How Not To Defend Voter ID
Pennsylvania state officials offer one unconvincing defense of the controversial new law after another.
Gersch’s strategy: Rope Aichele into a discussion of minute details of the voter ID regulations until she fell out of her comfort zone. He started with questions about some relaxed ID standards for elderly people in assisted living.
“The law doesn’t restrict issue of these forms of ID,” he said, hinting at a question.
“I’ve not looked at the law specifically,” said Aichele. “It was my understanding that residents of the care facilities were allowed to get these kind of IDs.
“You believe that the law says …” started Gersch.
“I don’t know what the law says,” said Aichele.
“Well, the law says whatever the law says,” shrugged Gersch.
Again and again, Gersch pushed Aichele into a back-and-forth of trivial details, which inevitably led to her admission that she didn’t know every cranny of the law.
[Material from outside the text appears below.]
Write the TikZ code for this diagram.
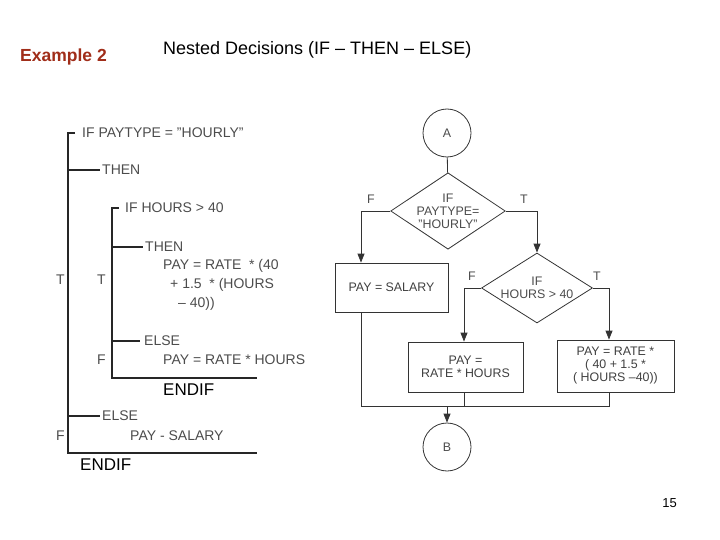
\documentclass[tikz,border=0pt]{standalone}
\usepackage{fontspec}
\setmainfont{Liberation Sans}
\usetikzlibrary{shapes.geometric,arrows.meta}
\begin{document}
\begin{tikzpicture}[x=1pt,y=-1pt,
  lt/.style={font=\fontsize{14}{15}\selectfont, text=black!70, anchor=west, inner sep=0},
  bl/.style={line width=1.6pt, black!85},
  fl/.style={line width=0.8pt, black!80},
  fbox/.style={draw=black!80, line width=0.8pt, align=center, font=\fontsize{12.4}{13}\selectfont, text=black!75, inner sep=0},
  arr/.style={fl,-{Triangle[length=9pt,width=7pt]}},
  lab/.style={font=\fontsize{12.4}{13}\selectfont, text=black!70, inner sep=0}]
\useasboundingbox (0,0) rectangle (720,540);
% titles
\node[anchor=west, inner sep=0, font=\bfseries\fontsize{17.5}{19}\selectfont, text={rgb,255:red,160;green,45;blue,25}] (ex) at (20,57) {Example 2};
\node[anchor=west, inner sep=0, font=\fontsize{18}{19}\selectfont] (tt) at (163,50) {Nested Decisions (IF -- THEN -- ELSE)};
\node[anchor=east, inner sep=0, font=\fontsize{13}{14}\selectfont] (pg) at (677,503) {15};
% left structure
\coordinate (o1) at (68,133); \coordinate (o2) at (68,453);
\draw[bl] (75,133) -- (o1) -- (o2) -- (257,453);
\draw[bl] (68,170) -- (100,170);
\draw[bl] (68,416) -- (100,416);
\draw[bl] (119,208) -- (112,208) -- (112,378) -- (257,378);
\draw[bl] (112,247) -- (143,247);
\draw[bl] (112,341) -- (140,341);
\node[lt] (t1) at (82,133) {IF PAYTYPE = "HOURLY"};
\node[lt] (t2) at (102,170) {THEN};
\node[lt] (t3) at (125,208) {IF HOURS > 40};
\node[lt] (t4) at (145,247) {THEN};
\node[lt] (t5) at (163,266) {PAY = RATE \ * (40};
\node[lt] (t6) at (170,285) {+ 1.5 \ * (HOURS};
\node[lt] (t7) at (178,304) {-- 40))};
\node[lt] (t8) at (144,341) {ELSE};
\node[lt] (t9) at (163,360) {PAY = RATE * HOURS};
\node[lt] (t10) at (102,416) {ELSE};
\node[lt] (t11) at (130,436) {PAY - SALARY};
\node[lt] (tT1) at (56,280) {T};
\node[lt] (tT2) at (97,280) {T};
\node[lt] (tF1) at (97,360) {F};
\node[lt] (tF2) at (56,436) {F};
\node[anchor=west, inner sep=0, font=\fontsize{17}{18}\selectfont] (e1) at (163,390) {ENDIF};
\node[anchor=west, inner sep=0, font=\fontsize{17}{18}\selectfont] (e2) at (80,465) {ENDIF};
% flowchart
\node[circle, draw=black!80, fl, minimum size=48pt, inner sep=0, lab] (A) at (447,133) {A};
\node[diamond, draw=black!80, fl, minimum width=110pt, minimum height=72pt, inner sep=0, align=center, lab, aspect=1.5] (d1) at (448,211) {IF\\PAYTYPE=\\"HOURLY"};
\node[fbox, minimum width=113pt, minimum height=49pt] (sal) at (391.5,287.5) {PAY = SALARY};
\node[diamond, draw=black!80, fl, minimum width=111pt, minimum height=70pt, inner sep=0, align=center, lab, aspect=1.58] (d2) at (537,288) {IF\\HOURS > 40};
\node[fbox, minimum width=115pt, minimum height=50pt] (b2) at (465.5,367) {PAY =\\RATE * HOURS};
\node[fbox, minimum width=117pt, minimum height=52pt] (b3) at (615.5,366) {PAY = RATE *\\( 40 + 1.5 *\\( HOURS --40))};
\node[circle, draw=black!80, fl, minimum size=48pt, inner sep=0, lab] (B) at (447,447) {B};
\coordinate (j) at (447,406);
\draw[fl] (A) -- (d1);
\draw[arr] (d1.west) -| (sal.north -| 361,0);
\draw[arr] (d1.east) -| (d2.north);
\draw[arr] (d2.west) -| (b2.north -| 464,0);
\draw[arr] (d2.east) -| (b3.north -| 609,0);
\draw[fl] (sal.south -| 361,0) |- (j);
\draw[fl] (b3.south -| 609,0) |- (j);
\draw[fl] (b2.south -| 464,0) -- (464,406);
\draw[arr] (j) -- (B);
\node[lab] (lf1) at (371,199) {F};
\node[lab] (lt1) at (524,199) {T};
\node[lab] (lf2) at (472,276) {F};
\node[lab] (lt2) at (597,276) {T};
\end{tikzpicture}
\end{document}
He displayed an email to curious voters from Aichele’s “special assistant” Megan Sweeney, and Aichele disputed that she actually had a special assistant. “We don’t have titles in the state government,” she said. “I think her title is, officially, executive assistant.” It isn’t.
Gersch sparred with Aichele for 45-odd minutes, coaxing a few more bored-sounding answers to hypothetical questions, only once earning an objection for “hearsay.” The state only took a third as much time with Aichele, mostly to get her on record describing how the law wouldn’t cause confusion at the polls.
“Do poll workers generally know how to spell your name and find it in the poll book quickly?” asked Cawley.
“No,” laughed Aichele.
“Do you expect that having to use your driver’s license will facilitate that process?” asked Cawley.
It would, said Aichele, but the whole discussion was orthogonal to the argument the petitioners had been making. The state kept getting stuck in those kinds of discussions. Joanne Tosti-Vasey, a former state leader of the National Organization for Women, claimed that she had proved the uselessness of the law by voting with a state lobbyist ID—not a state employee ID, as the law seemed to ask for in a section about what government IDs were included in the safe list. The petitioners and Cawley fell into a lengthy discussion, with documentation, of what includes meant. “I really get the point,” said Judge Simpson.
The hearing ended early. There would be no more witnesses for the state and only a few more witnesses for petitioners. I used the bonus time to meet up with a local Republican strategist who’d been following the hearings as close as everybody else and had a low opinion of them. The theory: Any decision in the Commonwealth Court would be appealed to the state Supreme Court. Why play your aces when you’ve got a higher-stakes game coming up? Why not just let the anti-ID crowd put on a parade of sad witnesses for the media?
It’s a reassuring theory. If you want to save the voter ID law, you don’t want to think that Round 1 of Applewhite v. Pennsylvania is the best you can do.